== Given data ==
============

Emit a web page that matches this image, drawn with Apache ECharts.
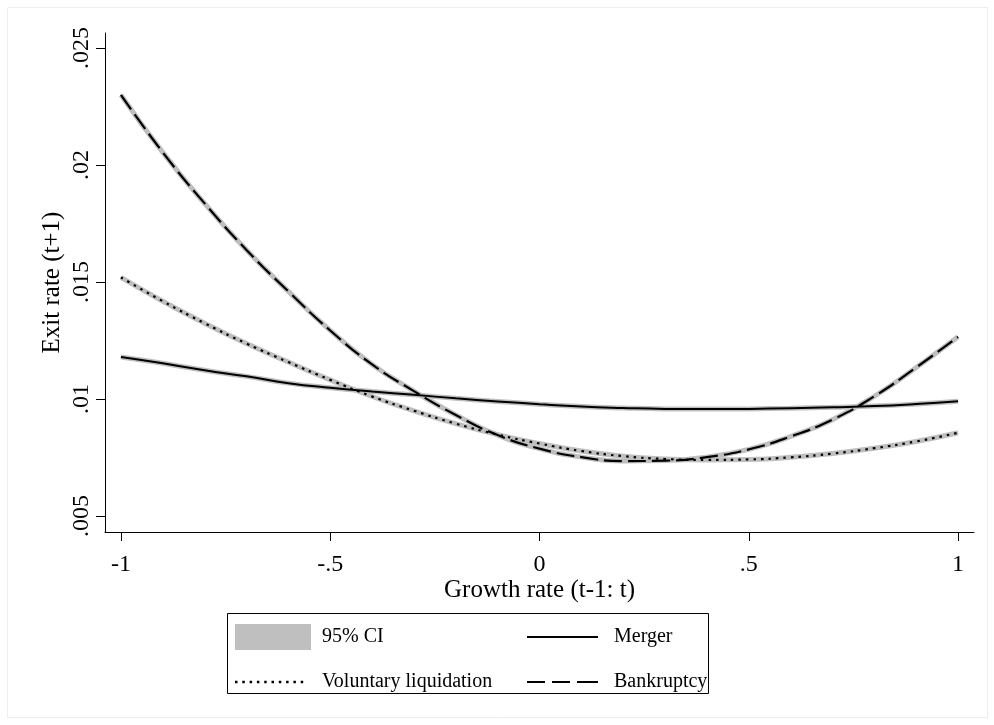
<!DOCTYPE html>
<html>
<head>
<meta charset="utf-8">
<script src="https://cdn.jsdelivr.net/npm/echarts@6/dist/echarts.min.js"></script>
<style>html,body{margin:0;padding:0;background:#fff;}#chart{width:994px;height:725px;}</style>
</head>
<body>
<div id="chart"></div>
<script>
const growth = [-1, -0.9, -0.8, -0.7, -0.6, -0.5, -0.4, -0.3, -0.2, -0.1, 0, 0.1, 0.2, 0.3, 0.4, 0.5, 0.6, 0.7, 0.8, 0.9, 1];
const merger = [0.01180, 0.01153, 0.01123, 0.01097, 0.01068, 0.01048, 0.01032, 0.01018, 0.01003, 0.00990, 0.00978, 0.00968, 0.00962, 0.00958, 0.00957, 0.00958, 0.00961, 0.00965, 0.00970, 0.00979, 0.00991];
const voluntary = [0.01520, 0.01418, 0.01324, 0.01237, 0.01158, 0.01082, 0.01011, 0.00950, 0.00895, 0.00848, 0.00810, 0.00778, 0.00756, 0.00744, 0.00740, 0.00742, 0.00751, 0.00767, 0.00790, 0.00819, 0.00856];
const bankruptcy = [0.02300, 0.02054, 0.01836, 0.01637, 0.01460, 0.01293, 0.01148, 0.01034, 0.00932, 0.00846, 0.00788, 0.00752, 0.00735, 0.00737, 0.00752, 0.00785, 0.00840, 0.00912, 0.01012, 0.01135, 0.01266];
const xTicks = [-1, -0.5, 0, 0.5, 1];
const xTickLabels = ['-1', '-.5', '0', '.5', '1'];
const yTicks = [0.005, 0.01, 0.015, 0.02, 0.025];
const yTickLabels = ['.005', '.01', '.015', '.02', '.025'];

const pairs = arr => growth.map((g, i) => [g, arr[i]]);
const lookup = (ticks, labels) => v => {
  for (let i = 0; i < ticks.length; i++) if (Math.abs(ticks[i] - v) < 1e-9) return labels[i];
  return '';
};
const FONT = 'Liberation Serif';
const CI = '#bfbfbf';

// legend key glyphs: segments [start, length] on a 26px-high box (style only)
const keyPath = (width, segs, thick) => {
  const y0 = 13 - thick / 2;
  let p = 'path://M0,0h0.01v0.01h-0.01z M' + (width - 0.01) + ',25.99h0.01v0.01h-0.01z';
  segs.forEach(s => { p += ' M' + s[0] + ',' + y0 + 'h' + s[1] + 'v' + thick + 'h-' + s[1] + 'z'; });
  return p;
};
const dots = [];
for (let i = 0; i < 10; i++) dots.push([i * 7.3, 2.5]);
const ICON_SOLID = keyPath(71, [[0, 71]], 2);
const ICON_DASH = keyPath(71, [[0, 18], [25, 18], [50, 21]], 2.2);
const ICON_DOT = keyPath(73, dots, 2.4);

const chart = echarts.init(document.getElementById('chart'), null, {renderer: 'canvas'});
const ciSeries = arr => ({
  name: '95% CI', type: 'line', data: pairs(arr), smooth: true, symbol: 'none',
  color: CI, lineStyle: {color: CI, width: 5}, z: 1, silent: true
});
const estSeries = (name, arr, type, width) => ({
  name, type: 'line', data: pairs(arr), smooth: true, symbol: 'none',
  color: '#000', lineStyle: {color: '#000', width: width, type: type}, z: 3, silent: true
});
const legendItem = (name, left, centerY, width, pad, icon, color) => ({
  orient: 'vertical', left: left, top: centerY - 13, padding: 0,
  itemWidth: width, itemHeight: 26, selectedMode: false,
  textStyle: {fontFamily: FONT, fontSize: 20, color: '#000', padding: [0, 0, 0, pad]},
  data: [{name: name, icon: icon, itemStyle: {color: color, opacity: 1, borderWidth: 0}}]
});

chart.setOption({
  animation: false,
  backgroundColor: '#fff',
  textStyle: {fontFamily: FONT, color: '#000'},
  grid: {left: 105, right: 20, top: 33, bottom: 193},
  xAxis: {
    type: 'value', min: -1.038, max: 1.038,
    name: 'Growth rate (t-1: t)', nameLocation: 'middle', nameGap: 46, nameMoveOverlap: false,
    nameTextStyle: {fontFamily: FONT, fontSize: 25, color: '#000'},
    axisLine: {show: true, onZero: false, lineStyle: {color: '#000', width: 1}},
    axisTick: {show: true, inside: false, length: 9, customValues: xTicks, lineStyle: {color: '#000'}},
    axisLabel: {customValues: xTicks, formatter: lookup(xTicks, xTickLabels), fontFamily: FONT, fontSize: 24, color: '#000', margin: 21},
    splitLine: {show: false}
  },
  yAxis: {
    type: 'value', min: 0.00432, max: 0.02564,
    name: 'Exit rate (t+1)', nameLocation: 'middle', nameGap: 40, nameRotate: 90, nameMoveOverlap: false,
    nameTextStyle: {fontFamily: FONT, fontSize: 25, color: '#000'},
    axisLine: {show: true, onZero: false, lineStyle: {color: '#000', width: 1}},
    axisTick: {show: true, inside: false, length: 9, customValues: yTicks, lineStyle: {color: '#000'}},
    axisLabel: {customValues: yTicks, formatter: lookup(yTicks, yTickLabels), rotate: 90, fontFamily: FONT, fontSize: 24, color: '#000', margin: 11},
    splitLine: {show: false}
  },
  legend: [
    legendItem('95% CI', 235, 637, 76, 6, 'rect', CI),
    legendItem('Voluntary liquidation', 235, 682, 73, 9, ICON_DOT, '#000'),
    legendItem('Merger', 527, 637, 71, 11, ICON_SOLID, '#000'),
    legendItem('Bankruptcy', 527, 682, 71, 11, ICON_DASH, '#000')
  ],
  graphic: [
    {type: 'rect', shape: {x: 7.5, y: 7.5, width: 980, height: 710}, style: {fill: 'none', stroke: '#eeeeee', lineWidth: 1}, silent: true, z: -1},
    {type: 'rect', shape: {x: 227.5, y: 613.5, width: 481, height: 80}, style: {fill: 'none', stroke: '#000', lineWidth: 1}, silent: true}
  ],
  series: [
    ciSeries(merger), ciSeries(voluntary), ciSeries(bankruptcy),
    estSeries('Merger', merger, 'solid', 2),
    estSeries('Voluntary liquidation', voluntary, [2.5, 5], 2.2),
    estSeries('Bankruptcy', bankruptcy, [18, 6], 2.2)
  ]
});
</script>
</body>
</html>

============

== Exercise details ==
Quote all the lines above exactly as given. Do not include the pictures.

== Written response ==
Emit a web page that matches this image, drawn with Apache ECharts.
<!DOCTYPE html>
<html>
<head>
<meta charset="utf-8">
<script src="https://cdn.jsdelivr.net/npm/echarts@6/dist/echarts.min.js"></script>
<style>html,body{margin:0;padding:0;background:#fff;}#chart{width:994px;height:725px;}</style>
</head>
<body>
<div id="chart"></div>
<script>
const growth = [-1, -0.9, -0.8, -0.7, -0.6, -0.5, -0.4, -0.3, -0.2, -0.1, 0, 0.1, 0.2, 0.3, 0.4, 0.5, 0.6, 0.7, 0.8, 0.9, 1];
const merger = [0.01180, 0.01153, 0.01123, 0.01097, 0.01068, 0.01048, 0.01032, 0.01018, 0.01003, 0.00990, 0.00978, 0.00968, 0.00962, 0.00958, 0.00957, 0.00958, 0.00961, 0.00965, 0.00970, 0.00979, 0.00991];
const voluntary = [0.01520, 0.01418, 0.01324, 0.01237, 0.01158, 0.01082, 0.01011, 0.00950, 0.00895, 0.00848, 0.00810, 0.00778, 0.00756, 0.00744, 0.00740, 0.00742, 0.00751, 0.00767, 0.00790, 0.00819, 0.00856];
const bankruptcy = [0.02300, 0.02054, 0.01836, 0.01637, 0.01460, 0.01293, 0.01148, 0.01034, 0.00932, 0.00846, 0.00788, 0.00752, 0.00735, 0.00737, 0.00752, 0.00785, 0.00840, 0.00912, 0.01012, 0.01135, 0.01266];
const xTicks = [-1, -0.5, 0, 0.5, 1];
const xTickLabels = ['-1', '-.5', '0', '.5', '1'];
const yTicks = [0.005, 0.01, 0.015, 0.02, 0.025];
const yTickLabels = ['.005', '.01', '.015', '.02', '.025'];

const pairs = arr => growth.map((g, i) => [g, arr[i]]);
const lookup = (ticks, labels) => v => {
  for (let i = 0; i < ticks.length; i++) if (Math.abs(ticks[i] - v) < 1e-9) return labels[i];
  return '';
};
const FONT = 'Liberation Serif';
const CI = '#bfbfbf';

// legend key glyphs: segments [start, length] on a 26px-high box (style only)
const keyPath = (width, segs, thick) => {
  const y0 = 13 - thick / 2;
  let p = 'path://M0,0h0.01v0.01h-0.01z M' + (width - 0.01) + ',25.99h0.01v0.01h-0.01z';
  segs.forEach(s => { p += ' M' + s[0] + ',' + y0 + 'h' + s[1] + 'v' + thick + 'h-' + s[1] + 'z'; });
  return p;
};
const dots = [];
for (let i = 0; i < 10; i++) dots.push([i * 7.3, 2.5]);
const ICON_SOLID = keyPath(71, [[0, 71]], 2);
const ICON_DASH = keyPath(71, [[0, 18], [25, 18], [50, 21]], 2.2);
const ICON_DOT = keyPath(73, dots, 2.4);

const chart = echarts.init(document.getElementById('chart'), null, {renderer: 'canvas'});
const ciSeries = arr => ({
  name: '95% CI', type: 'line', data: pairs(arr), smooth: true, symbol: 'none',
  color: CI, lineStyle: {color: CI, width: 5}, z: 1, silent: true
});
const estSeries = (name, arr, type, width) => ({
  name, type: 'line', data: pairs(arr), smooth: true, symbol: 'none',
  color: '#000', lineStyle: {color: '#000', width: width, type: type}, z: 3, silent: true
});
const legendItem = (name, left, centerY, width, pad, icon, color) => ({
  orient: 'vertical', left: left, top: centerY - 13, padding: 0,
  itemWidth: width, itemHeight: 26, selectedMode: false,
  textStyle: {fontFamily: FONT, fontSize: 20, color: '#000', padding: [0, 0, 0, pad]},
  data: [{name: name, icon: icon, itemStyle: {color: color, opacity: 1, borderWidth: 0}}]
});

chart.setOption({
  animation: false,
  backgroundColor: '#fff',
  textStyle: {fontFamily: FONT, color: '#000'},
  grid: {left: 105, right: 20, top: 33, bottom: 193},
  xAxis: {
    type: 'value', min: -1.038, max: 1.038,
    name: 'Growth rate (t-1: t)', nameLocation: 'middle', nameGap: 46, nameMoveOverlap: false,
    nameTextStyle: {fontFamily: FONT, fontSize: 25, color: '#000'},
    axisLine: {show: true, onZero: false, lineStyle: {color: '#000', width: 1}},
    axisTick: {show: true, inside: false, length: 9, customValues: xTicks, lineStyle: {color: '#000'}},
    axisLabel: {customValues: xTicks, formatter: lookup(xTicks, xTickLabels), fontFamily: FONT, fontSize: 24, color: '#000', margin: 21},
    splitLine: {show: false}
  },
  yAxis: {
    type: 'value', min: 0.00432, max: 0.02564,
    name: 'Exit rate (t+1)', nameLocation: 'middle', nameGap: 40, nameRotate: 90, nameMoveOverlap: false,
    nameTextStyle: {fontFamily: FONT, fontSize: 25, color: '#000'},
    axisLine: {show: true, onZero: false, lineStyle: {color: '#000', width: 1}},
    axisTick: {show: true, inside: false, length: 9, customValues: yTicks, lineStyle: {color: '#000'}},
    axisLabel: {customValues: yTicks, formatter: lookup(yTicks, yTickLabels), rotate: 90, fontFamily: FONT, fontSize: 24, color: '#000', margin: 11},
    splitLine: {show: false}
  },
  legend: [
    legendItem('95% CI', 235, 637, 76, 6, 'rect', CI),
    legendItem('Voluntary liquidation', 235, 682, 73, 9, ICON_DOT, '#000'),
    legendItem('Merger', 527, 637, 71, 11, ICON_SOLID, '#000'),
    legendItem('Bankruptcy', 527, 682, 71, 11, ICON_DASH, '#000')
  ],
  graphic: [
    {type: 'rect', shape: {x: 7.5, y: 7.5, width: 980, height: 710}, style: {fill: 'none', stroke: '#eeeeee', lineWidth: 1}, silent: true, z: -1},
    {type: 'rect', shape: {x: 227.5, y: 613.5, width: 481, height: 80}, style: {fill: 'none', stroke: '#000', lineWidth: 1}, silent: true}
  ],
  series: [
    ciSeries(merger), ciSeries(voluntary), ciSeries(bankruptcy),
    estSeries('Merger', merger, 'solid', 2),
    estSeries('Voluntary liquidation', voluntary, [2.5, 5], 2.2),
    estSeries('Bankruptcy', bankruptcy, [18, 6], 2.2)
  ]
});
</script>
</body>
</html>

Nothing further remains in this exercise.